Deadpool is still living the life of a mercenary, but he has risen to be an international mercenary, chasing and killing off crime lords and gang members.
However, after all a long day at “work” we find out that Deadpool is living with his wife, Vanessa, (Morena Baccarin) and the two are in a very loving and happy relationship, which means for a mercenary like Deadpool something is bound to go wrong, and it does.
Feeling guilt and remorse for what happened to his wife, he seeks out resolution is various ways. From self harm, to visiting old friends, to finally accepting the help from his long time friend, biggest rooter of good and the X-Men, Colossus (Stefan Kapicic).

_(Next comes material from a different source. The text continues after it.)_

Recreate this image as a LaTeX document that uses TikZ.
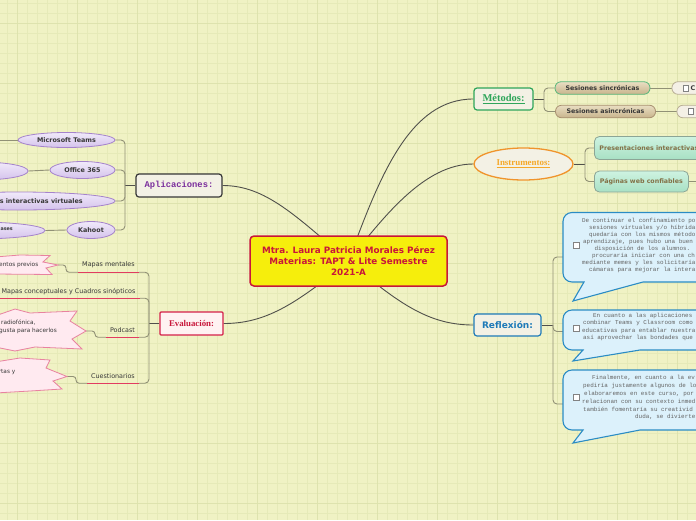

Colossus brings Deadpool back to the X-Mansion where we see he tries to talk some sense into him and convince him to stop self-hating and use his powers for good, like the X-Men.
Deadpool runs into Negasonic Teenage Warhead (Brianna Hildebrand), the teenager with a major attitude that helped him in his last battle, and she is still the same but this time she has a girlfriend, Yukio (Shioli Kutsuna) much to his surprise and praise.
After a long and seemingly helpful talk from Colossus, he becomes convinced that in becoming a superhero he will find a new purpose.
Jokingly referred to as an “X-Men trainee” he finds himself helping a powerful young boy known as Firefist (Julian Dennison), who is out for vengeance against the headmaster (Eddie Marsan) of the orphanage home for mutants he has been living at.
Deadpool figures out the real reason behind the boy’s actions and tries to help him, in the most Deadpool way, but they both end up in a prison where they are temporally stripped of their powers.
To add to their misery, a futuristic war-torn mutant named Cable (Josh Brolin) comes back in time to look for Firefist who is directly linked to a tragedy in Cables life.
While the film plays around with the idea that it’s a “family movie,” one should be very cautious if they do intend to bring their kids to watch the film as it is definitely not for children.
While watching the film one can really see and appreciate the work the writers did while making this film as they weren’t scared to be bold.
They really embraced what made the first film work and brought it back to the second but added more depth into Deadpool’s world.
All the characters in the film were perfectly cast. Ryan Reynolds never missed a beat on the character he brought to life. Julian Dennison gave an emotional performance of a hurt and misunderstood young boy, while Josh Brolin did an absolutely great job really bringing to life a fan favorite.
Enough can’t be said about Domino, (Zazie Beetz), the very “lucky” girl that Deadpool brings in as a new member of his team, the X-Force. She was able to keep up with Deadpool in just about everything that he did and used her “superpower” against all odds.
The LGBTQ aspect of the film was great and refreshing to see in a comic book film. The relationship between Negasonic and Yukio was a real accomplishment and it was great to see a different kind of superhero being represented in the ever-expanding world that is the Marvel Cinematic Universe.
The film is filled with gratuitous violent action, drama, and extremely funny one-liners. The film didn’t miss a chance at poking fun at not only the immediate cast but to both DC and Marvel’s extended universe. Audiences were treated with not one, but five post credits scenes that was just the cherry on top of a great film.